Jakubowski will work on assistive technology and robotics to aid impaired mobility with Lena Ting, McCamish Foundation Distinguished Chair in the Coulter Department, Gregory Sawicki, associate professor in the George W. Woodruff School of Mechanical Engineering at Tech, and Aaron Young, assistant professor in the Woodruff School. Specifically, Jakubowski is developing algorithms for powered exoskeletons to improve a person’s balance.
“Think Iron Man, but smaller,” Jakubowski said. “It’s not a full suit, but it is external to the wearer and provides powered assistance to them.”
Jakubowski will be splitting her time between her advisors’ labs at Tech and Emory. “The resources for assistive technology here are unparalleled,” she said. “I’ve already felt so supported by everyone around me. There’s space here to do some really cool, innovative research.”

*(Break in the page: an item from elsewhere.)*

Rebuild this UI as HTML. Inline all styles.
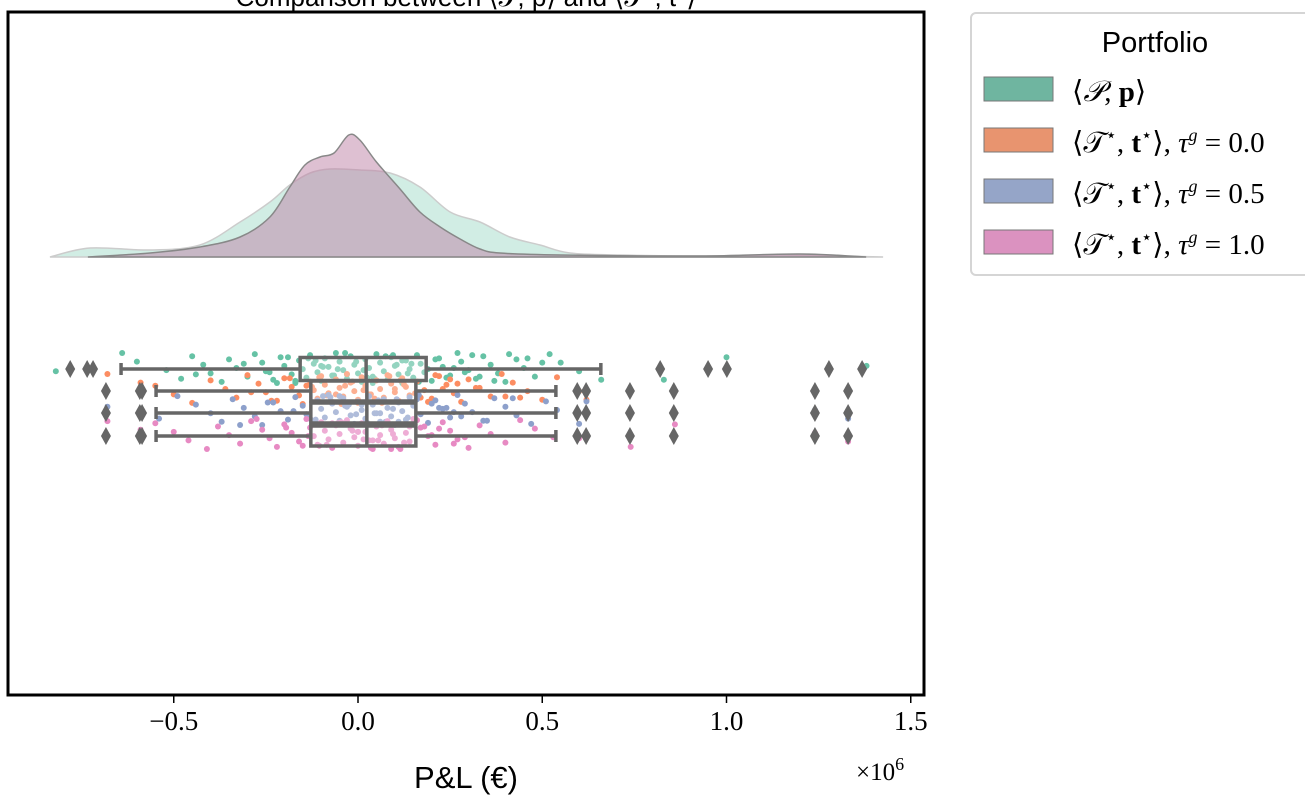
<!DOCTYPE html>
<html><head><meta charset="utf-8"><style>
body{margin:0;background:#fff;}
svg text{font-family:"Liberation Serif",serif;}
</style></head><body>
<svg id="chart" width="1305" height="798" viewBox="0 0 1305 798" xmlns="http://www.w3.org/2000/svg">
<text x="466" y="6" text-anchor="middle" font-size="26" style="font-family:'Liberation Sans',sans-serif">Comparison between ⟨𝒫, p⟩ and ⟨𝒯*, t*⟩</text>
<g id="plot"></g>
<rect x="8" y="12" width="916" height="683" fill="none" stroke="#000" stroke-width="3"/>
<g id="xaxis"></g>
<text x="466" y="788" text-anchor="middle" font-size="31" style="font-family:'Liberation Sans','DejaVu Sans',sans-serif">P&amp;L (€)</text>
<text x="856" y="780" font-size="25">×10<tspan dy="-10" font-size="18">6</tspan></text>
<g>
<rect x="971" y="13" width="345" height="262" rx="5" fill="#fff" stroke="#d5d5d5" stroke-width="2"/>
<text x="1155" y="52" text-anchor="middle" font-size="29" style="font-family:'Liberation Sans',sans-serif">Portfolio</text>
<g><rect x="984" y="77" width="69" height="24" fill="#6fb5a0" stroke="#777"/><text x="1072" y="101" font-size="29">⟨<tspan font-style="italic">𝒫</tspan>, <tspan font-weight="bold">p</tspan>⟩</text></g>
<g><rect x="984" y="128" width="69" height="24" fill="#e8946f" stroke="#777"/><text x="1072" y="152" font-size="29">⟨𝒯<tspan dy="-11" font-size="18">⋆</tspan><tspan dy="11">, </tspan><tspan font-weight="bold">t</tspan><tspan dy="-11" font-size="18">⋆</tspan><tspan dy="11">⟩, </tspan><tspan font-style="italic">τ</tspan><tspan dy="-11" font-size="18" font-style="italic">g</tspan><tspan dy="11"> = 0.0</tspan></text></g>
<g><rect x="984" y="179" width="69" height="24" fill="#95a5c8" stroke="#777"/><text x="1072" y="203" font-size="29">⟨𝒯<tspan dy="-11" font-size="18">⋆</tspan><tspan dy="11">, </tspan><tspan font-weight="bold">t</tspan><tspan dy="-11" font-size="18">⋆</tspan><tspan dy="11">⟩, </tspan><tspan font-style="italic">τ</tspan><tspan dy="-11" font-size="18" font-style="italic">g</tspan><tspan dy="11"> = 0.5</tspan></text></g>
<g><rect x="984" y="230" width="69" height="24" fill="#db92c0" stroke="#777"/><text x="1072" y="254" font-size="29">⟨𝒯<tspan dy="-11" font-size="18">⋆</tspan><tspan dy="11">, </tspan><tspan font-weight="bold">t</tspan><tspan dy="-11" font-size="18">⋆</tspan><tspan dy="11">⟩, </tspan><tspan font-style="italic">τ</tspan><tspan dy="-11" font-size="18" font-style="italic">g</tspan><tspan dy="11"> = 1.0</tspan></text></g>
</g>
</svg>
<script>
const xTicks=[-0.5,0.0,0.5,1.0,1.5];
const xTickLabels=["−0.5","0.0","0.5","1.0","1.5"];
const kdeGreenX=[-0.836,-0.727,-0.564,-0.429,-0.32,-0.239,-0.185,-0.13,-0.076,0.005,0.087,0.168,0.25,0.331,0.412,0.494,0.575,0.711,0.928,1.145,1.425];
const kdeGreenY=[0,9,7,12,35,55,72,84,88,87,84,70,45,35,20,12,4,2,1,2,0];
const kdePinkX=[-0.733,-0.564,-0.429,-0.32,-0.239,-0.185,-0.144,-0.103,-0.065,-0.025,0.005,0.05,0.114,0.168,0.223,0.277,0.331,0.385,0.548,0.928,1.2,1.379];
const kdePinkY=[0,4,10,20,40,70,92,100,104,122,117,95,68,45,30,18,8,4,2,1,3,0];
const seriesNames=["p","t00","t05","t10"];
const seriesColors=["#66c2a5","#fc8d62","#8da0cb","#e78ac3"];
const whiskLo=[-0.643,-0.548,-0.548,-0.548];
const whiskHi=[0.659,0.537,0.537,0.537];
const q1=[-0.157,-0.128,-0.128,-0.128];
const q3=[0.185,0.157,0.157,0.157];
const med=[0.022,0.024,0.024,0.024];
const outGreen=[-0.781,-0.735,-0.719,0.820,0.950,1.001,1.278,1.368];
const outT=[-0.684,-0.592,-0.586,0.595,0.619,0.738,0.857,1.240,1.330];
const ptsGreen=[-0.64,-0.6,-0.52,-0.48,-0.45,-0.42,-0.4,-0.37,-0.35,-0.33,-0.3,-0.28,-0.26,-0.25,-0.23,-0.21,-0.2,-0.18,-0.17,-0.16,-0.15,-0.14,-0.13,-0.12,-0.11,-0.1,-0.09,-0.08,-0.07,-0.06,-0.05,-0.04,-0.03,-0.02,-0.01,0,0.01,0.02,0.03,0.04,0.05,0.06,0.07,0.08,0.09,0.1,0.11,0.12,0.13,0.14,0.15,0.16,0.17,0.18,0.2,0.22,0.23,0.25,0.27,0.28,0.3,0.32,0.34,0.36,0.38,0.4,0.43,0.45,0.48,0.52,0.55,0.6,0.66,-0.19,-0.1,-0.03,0.04,0.12,0.19,0.24,0.31,-0.31,-0.24,-0.17,-0.135,-0.095,-0.065,-0.035,-0.005,0.015,0.045,0.075,0.105,0.135,0.165,0.21,0.26,0.33,0.41,0.5,-0.82,0.83,1.0,1.38,-0.44,-0.22,-0.115,-0.055,0.025,0.095,0.145,0.29,0.37,0.46];
const ptsOrange=[-0.55,-0.5,-0.45,-0.4,-0.36,-0.33,-0.3,-0.27,-0.25,-0.22,-0.2,-0.18,-0.16,-0.15,-0.13,-0.12,-0.11,-0.1,-0.09,-0.08,-0.07,-0.06,-0.05,-0.04,-0.03,-0.02,-0.01,0,0.01,0.02,0.03,0.04,0.05,0.06,0.07,0.08,0.09,0.1,0.11,0.12,0.13,0.14,0.15,0.16,0.18,0.2,0.22,0.24,0.26,0.28,0.3,0.33,0.36,0.39,0.42,0.46,0.5,0.54,-0.14,-0.06,0.0,0.05,0.1,0.17,0.21,0.27,-0.29,-0.235,-0.185,-0.125,-0.085,-0.045,-0.015,0.015,0.045,0.085,0.125,0.155,0.19,0.25,0.32,0.4,-0.68,-0.59,0.6,0.62,-0.105,-0.035,0.035,0.065,0.115,0.23,0.44];
const ptsBlue=[-0.54,-0.49,-0.44,-0.4,-0.37,-0.34,-0.31,-0.28,-0.26,-0.23,-0.21,-0.19,-0.17,-0.15,-0.14,-0.12,-0.11,-0.1,-0.09,-0.08,-0.07,-0.06,-0.05,-0.04,-0.03,-0.02,-0.01,0,0.01,0.02,0.03,0.04,0.05,0.06,0.07,0.08,0.09,0.1,0.11,0.12,0.13,0.14,0.15,0.17,0.19,0.21,0.23,0.25,0.27,0.29,0.31,0.34,0.37,0.4,0.43,0.47,0.51,0.54,-0.13,-0.05,0.01,0.06,0.11,0.16,0.22,0.28,-0.32,-0.245,-0.175,-0.115,-0.075,-0.035,-0.005,0.025,0.055,0.095,0.135,0.165,0.2,0.26,0.35,0.42,-0.68,-0.59,0.6,0.62,1.24,1.33,-0.095,-0.025,0.045,0.075,0.105,0.24];
const ptsPink=[-0.55,-0.5,-0.46,-0.41,-0.38,-0.35,-0.32,-0.29,-0.26,-0.24,-0.22,-0.2,-0.18,-0.16,-0.14,-0.13,-0.12,-0.11,-0.1,-0.09,-0.08,-0.07,-0.06,-0.05,-0.04,-0.03,-0.02,-0.01,0,0.01,0.02,0.03,0.04,0.05,0.06,0.07,0.08,0.09,0.1,0.11,0.12,0.13,0.14,0.15,0.17,0.19,0.21,0.23,0.25,0.27,0.3,0.33,0.36,0.4,0.44,0.48,0.53,-0.15,-0.07,0.0,0.04,0.09,0.14,0.2,0.26,-0.68,-0.59,0.6,0.74,0.86,1.24,1.33,-0.275,-0.195,-0.135,-0.085,-0.045,-0.015,0.015,0.035,0.065,0.095,0.125,0.16,0.22,0.29,-0.105,-0.055,0.0,0.055,0.115,0.18];
const NS="http://www.w3.org/2000/svg";
function X(v){return 358+v*368.5;}
function KY(d){return 257-d;}
const rowY=[369,391,413,436];
const boxH=[23,20,20,20];
const plot=document.getElementById('plot');
function mk(tag,attrs,parent){const e=document.createElementNS(NS,tag);for(const k in attrs)e.setAttribute(k,attrs[k]);(parent||plot).appendChild(e);return e;}
function smooth(xs,ys){let p=[];for(let i=0;i<xs.length;i++)p.push([X(xs[i]),KY(ys[i])]);
 let d=`M${p[0][0]},257 L${p[0][0]},${p[0][1]}`;
 for(let i=0;i<p.length-1;i++){const p0=p[Math.max(0,i-1)],p1=p[i],p2=p[i+1],p3=p[Math.min(p.length-1,i+2)];
  d+=` C${p1[0]+(p2[0]-p0[0])/6},${p1[1]+(p2[1]-p0[1])/6} ${p2[0]-(p3[0]-p1[0])/6},${p2[1]-(p3[1]-p1[1])/6} ${p2[0]},${p2[1]}`;}
 return d+` L${p[p.length-1][0]},257 Z`;}
let g=mk('path',{d:smooth(kdeGreenX,kdeGreenY),fill:'rgba(102,194,165,0.3)',stroke:'#ccc','stroke-width':1.5});


let pk=mk('path',{d:smooth(kdePinkX,kdePinkY),fill:'rgba(190,130,165,0.5)',stroke:'#888','stroke-width':1.5});


const pts=[ptsGreen,ptsOrange,ptsBlue,ptsPink];
const dotCenter=[368,389,410,434];
for(let s=0;s<4;s++){pts[s].forEach((v,i)=>{const j=(((i*37+s*11)%29)/28-0.5)*30;
 const c=mk('circle',{cx:X(v),cy:dotCenter[s]+j,r:3,fill:seriesColors[s]});
 
 });}
for(let s=3;s>=0;s--){const y=rowY[s],h=boxH[s];
 const w=mk('path',{d:`M${X(whiskLo[s])},${y} H${X(q1[s])} M${X(q3[s])},${y} H${X(whiskHi[s])} M${X(whiskLo[s])},${y-6} V${y+6} M${X(whiskHi[s])},${y-6} V${y+6}`,stroke:'#666','stroke-width':3.5,fill:'none'});
 
 
 const b=mk('rect',{x:X(q1[s]),y:y-h/2,width:X(q3[s])-X(q1[s]),height:h,fill:'rgba(255,255,255,0.3)',stroke:'#666','stroke-width':3.5});
 
 
 const m=mk('line',{x1:X(med[s]),x2:X(med[s]),y1:y-h/2,y2:y+h/2,stroke:'#666','stroke-width':3.5});
 
 
 const outs=s===0?outGreen:outT;
 outs.forEach(v=>{const x=X(v);const o=mk('path',{d:`M${x},${y-9} L${x+5},${y} L${x},${y+9} L${x-5},${y} Z`,fill:'#666'});
  
  });}
const ax=document.getElementById('xaxis');
xTicks.forEach((t,i)=>{const x=X(t);
 const l=mk('line',{x1:x,x2:x,y1:695,y2:703,stroke:'#000','stroke-width':1.5},ax);
 
 
 const tx=mk('text',{x:x,y:730,'text-anchor':'middle','font-size':27},ax);tx.textContent=xTickLabels[i];
 
 });
</script>
</body></html>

Although Jakubowski doesn’t play hockey competitively anymore, she said her experience as a student-athlete shaped both the research she pursues and the mentality with which she approaches it. Between juggling school and athletics, she learned to manage her time, take breaks when needed, and persevere through losses and injuries.
“Fellowships like the eFellows program don’t have very high acceptance rates,” she said. “You don’t get every grant or award you apply for. But I had learned that failing at something doesn’t make me a failure, and I had the perseverance to keep trying.”